I don’t want to start this blogging year with an emo entry but I really have got something emo to say. And I’ve got to say this now.
Even before I hit puberty, my friends have been emigrating — to Canada, to the US. That’s why back then, I developed some sort of hatred towards these two countries. I felt like, “North America is stealing my friends.”
Years passed, and I noticed that I’d been losing friends not just to Canada or the US but also to Australia, to the UK, to the Middle East. It’s as if all the other nations are conspiring to make my life miserable. I felt like being left behind. Left alone.
But then, as I grow older, I’m starting to realise that this is life.

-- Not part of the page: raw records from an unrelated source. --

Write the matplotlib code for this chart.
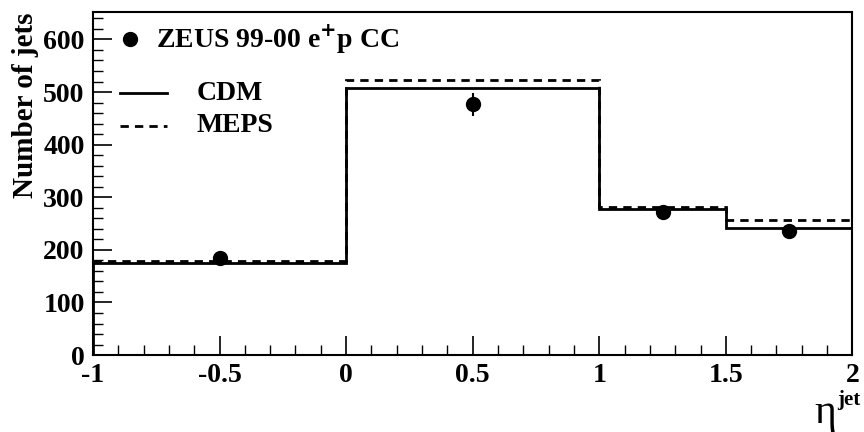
import matplotlib.pyplot as plt
import numpy as np

plt.rcParams['font.family'] = ['Liberation Serif', 'DejaVu Serif']
plt.rcParams['font.weight'] = 'bold'

# bin edges in eta_jet
edges = [-1.0, 0.0, 1.0, 1.5, 2.0]
cdm = [175, 507, 277, 242]
meps = [178, 523, 281, 257]

# data points
data_x = [-0.5, 0.5, 1.25, 1.75]
data_y = [185, 477, 272, 236]
data_err = [8, 22, 14, 12]

fig = plt.figure(figsize=(8.64, 4.32), dpi=100)
ax = fig.add_axes([0.1076, 0.178, 0.879, 0.794])

ax.stairs(cdm, edges, color='black', lw=2.0, baseline=0)
ax.stairs(meps, edges, color='black', lw=2.0, ls=(0, (3, 2.2)), baseline=None)
ax.errorbar(data_x, data_y, yerr=data_err, fmt='o', color='black', ms=10,
            elinewidth=1.5, capsize=0)

ax.set_xlim(-1, 2)
ax.set_ylim(0, 652)
ax.set_xticks([-1, -0.5, 0, 0.5, 1, 1.5, 2])
ax.set_xticklabels(['-1', '-0.5', '0', '0.5', '1', '1.5', '2'])
ax.set_yticks(np.arange(0, 601, 100))
ax.set_xticks(np.arange(-1, 2.01, 0.1), minor=True)
ax.set_yticks(np.arange(0, 651, 20), minor=True)
ax.tick_params(which='both', direction='in')
ax.tick_params(which='major', length=14, width=1.2, labelsize=20, pad=6)
ax.tick_params(which='minor', length=7, width=1.0)
for s in ax.spines.values():
    s.set_linewidth(1.5)

fig.text(0.029, 1 - 13 / 432, 'Number of jets', fontsize=21, fontweight='bold',
         rotation=90, ha='center', va='top')
fig.text(0.955, 0.0, 'η', fontsize=30, fontweight='normal', ha='center', va='bottom')
fig.text(0.969, 0.052, 'jet', fontsize=15, fontweight='bold', ha='left', va='bottom')

# legend drawn by hand
ax.plot([-0.855], [600], 'o', color='black', ms=10)
ax.text(-0.75, 600, r'ZEUS 99-00 e$^{\mathbf{+}}$p CC', fontsize=20, va='center')
ax.plot([-0.893, -0.708], [498, 498], color='black', lw=2.0)
ax.text(-0.59, 498, 'CDM', fontsize=20, va='center')
ax.plot([-0.893, -0.708], [436, 436], color='black', lw=2.0, ls=(0, (3, 2.2)))
ax.text(-0.59, 436, 'MEPS', fontsize=20, va='center')

plt.savefig('out.png', dpi=100)
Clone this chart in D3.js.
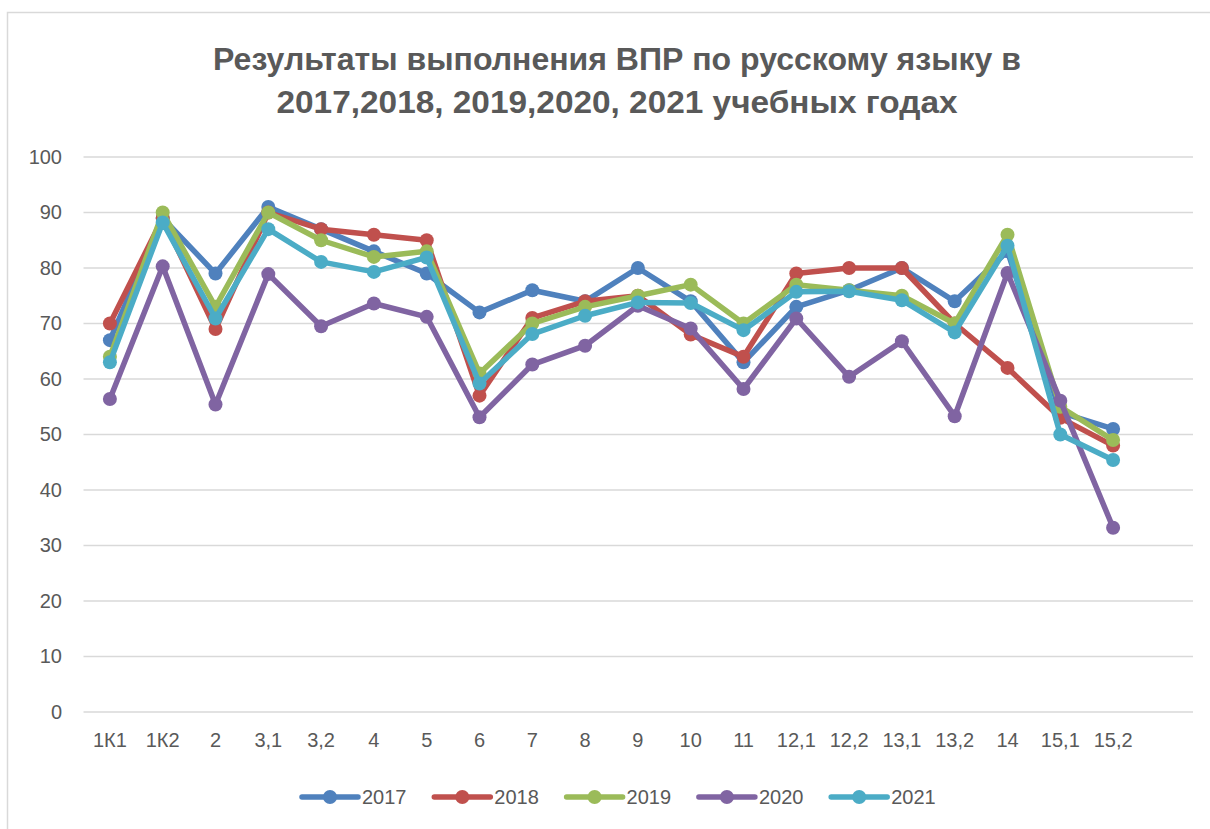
<!DOCTYPE html>
<html>
<head>
<meta charset="utf-8">
<script src="https://cdn.jsdelivr.net/npm/d3@7"></script>
<style>
  html, body { margin: 0; padding: 0; background: #fff; }
  svg { display: block; }
  text { font-family: "Liberation Sans", Arial, sans-serif; fill: #595959; }
</style>
</head>
<body>
<svg id="chart" width="1210" height="829"></svg>
<script>
const titleLines = ["Результаты выполнения ВПР по русскому языку в", "2017,2018, 2019,2020, 2021 учебных годах"];
const categories = ["1К1","1К2","2","3,1","3,2","4","5","6","7","8","9","10","11","12,1","12,2","13,1","13,2","14","15,1","15,2"];
const yTicks = [0,10,20,30,40,50,60,70,80,90,100];
const seriesNames = ["2017","2018","2019","2020","2021"];
const seriesColors = ["#4F81BD","#C0504D","#9BBB59","#8064A2","#4BACC6"];
const v2017 = [67,89,79,91,87,83,79,72,76,74,80,74,63,73,76,80,74,83,54,51];
const v2018 = [70,89,69,90,87,86,85,57,71,74,75,68,64,79,80,80,70,62,53,48];
const v2019 = [64,90,73,90,85,82,83,61,70,73,75,77,70,77,76,75,70,86,55,49];
const v2020 = [56.4,80.3,55.4,78.9,69.5,73.6,71.2,53.1,62.6,66,73.2,69.1,58.2,70.9,60.4,66.8,53.3,79.1,56.1,33.2];
const v2021 = [63,88.2,70.9,87,81.1,79.3,81.9,59.2,68.1,71.4,73.8,73.7,68.8,75.7,75.8,74.2,68.4,84,50,45.4];
const seriesValues = [v2017, v2018, v2019, v2020, v2021];

const svg = d3.select("#chart");

// chart frame (top and left edges visible)
svg.append("rect").attr("x", 7.5).attr("y", 12.5).attr("width", 1250).attr("height", 900)
  .attr("fill", "none").attr("stroke", "#D9D9D9").attr("stroke-width", 1.5);

// title
const tLens = [808, 681];
const tY = [70, 113];
titleLines.forEach((t, i) => {
  svg.append("text").attr("x", 617).attr("y", tY[i]).attr("text-anchor", "middle")
    .attr("font-size", 32).attr("font-weight", "bold")
    .attr("textLength", tLens[i]).attr("lengthAdjust", "spacingAndGlyphs")
    .text(t);
});

const plotLeft = 83.5, step = 52.8, plotRight = 1193;
const x = d3.scaleBand().domain(categories).range([plotLeft, plotLeft + step * categories.length]).padding(0);
const y = d3.scaleLinear().domain([0, 100]).range([712, 157]);
const cx = c => x(c) + x.bandwidth() / 2;

// gridlines
svg.append("g").selectAll("line").data(yTicks).join("line")
  .attr("x1", plotLeft).attr("x2", plotRight)
  .attr("y1", d => y(d)).attr("y2", d => y(d))
  .attr("stroke", "#D9D9D9").attr("stroke-width", 1.5);

// y axis labels
const yAxis = d3.axisLeft(y).tickValues(yTicks).tickSize(0).tickPadding(0);
const gy = svg.append("g").attr("transform", "translate(62,0)").call(yAxis);
gy.select(".domain").remove();
gy.selectAll("text").attr("font-size", 20).attr("fill", "#595959")
  .attr("font-family", "Liberation Sans, Arial, sans-serif");

// x axis labels
const xAxis = d3.axisBottom(x).tickSize(0).tickPadding(0);
const gx = svg.append("g").attr("transform", "translate(0,733)").call(xAxis);
gx.select(".domain").remove();
gx.selectAll("text").attr("font-size", 20).attr("fill", "#595959").attr("dy", "0.71em")
  .attr("font-family", "Liberation Sans, Arial, sans-serif");

// series
const line = d3.line().x((d, i) => cx(categories[i])).y(d => y(d));
seriesValues.forEach((vals, si) => {
  const g = svg.append("g");
  g.append("path").datum(vals).attr("d", line).attr("fill", "none")
    .attr("stroke", seriesColors[si]).attr("stroke-width", 5.5)
    .attr("stroke-linejoin", "round").attr("stroke-linecap", "round");
  g.selectAll("circle").data(vals).join("circle")
    .attr("cx", (d, i) => cx(categories[i])).attr("cy", d => y(d))
    .attr("r", 7).attr("fill", seriesColors[si]);
});

// legend
const legX = d3.scaleLinear().domain([0, 1]).range([302, 434.3]);
const legY = 797;
seriesNames.forEach((n, i) => {
  const x0 = legX(i);
  const g = svg.append("g");
  g.append("line").attr("x1", x0).attr("x2", x0 + 56).attr("y1", legY).attr("y2", legY)
    .attr("stroke", seriesColors[i]).attr("stroke-width", 5.5).attr("stroke-linecap", "round");
  g.append("circle").attr("cx", x0 + 28).attr("cy", legY).attr("r", 7).attr("fill", seriesColors[i]);
  g.append("text").attr("x", x0 + 60).attr("y", legY).attr("dy", "0.36em")
    .attr("font-size", 20).text(n);
});
</script>
</body>
</html>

And that it’s not about me. It’s about them. That although the friendship you share is deeply treasured, your friendship is not all there is in the world. That no matter how much distance the world puts between you two, the value of that friendship does not change.
That people come and go. Just like that.
But it’s hard to accept this truth because when people come into our lives, we love them. We love them as though they will be with us all the time. We just don’t think about the moment they’re gonna have to leave. Because we never think they are gonna. Until they do.
Who could blame us? They are friends. We get used to the comfort of their presence.
That when they reach out, it’s hard not to hold their hands.
That when they speak, it’s hard not to listen.
That when it’s their turn to listen, it’s hard not to cry.
That when we need to cry, it’s hard not to be with them.
That when we are with them, it’s hard to leave.
And that when it’s their turn to leave, it’s just hard — so hard — to let go.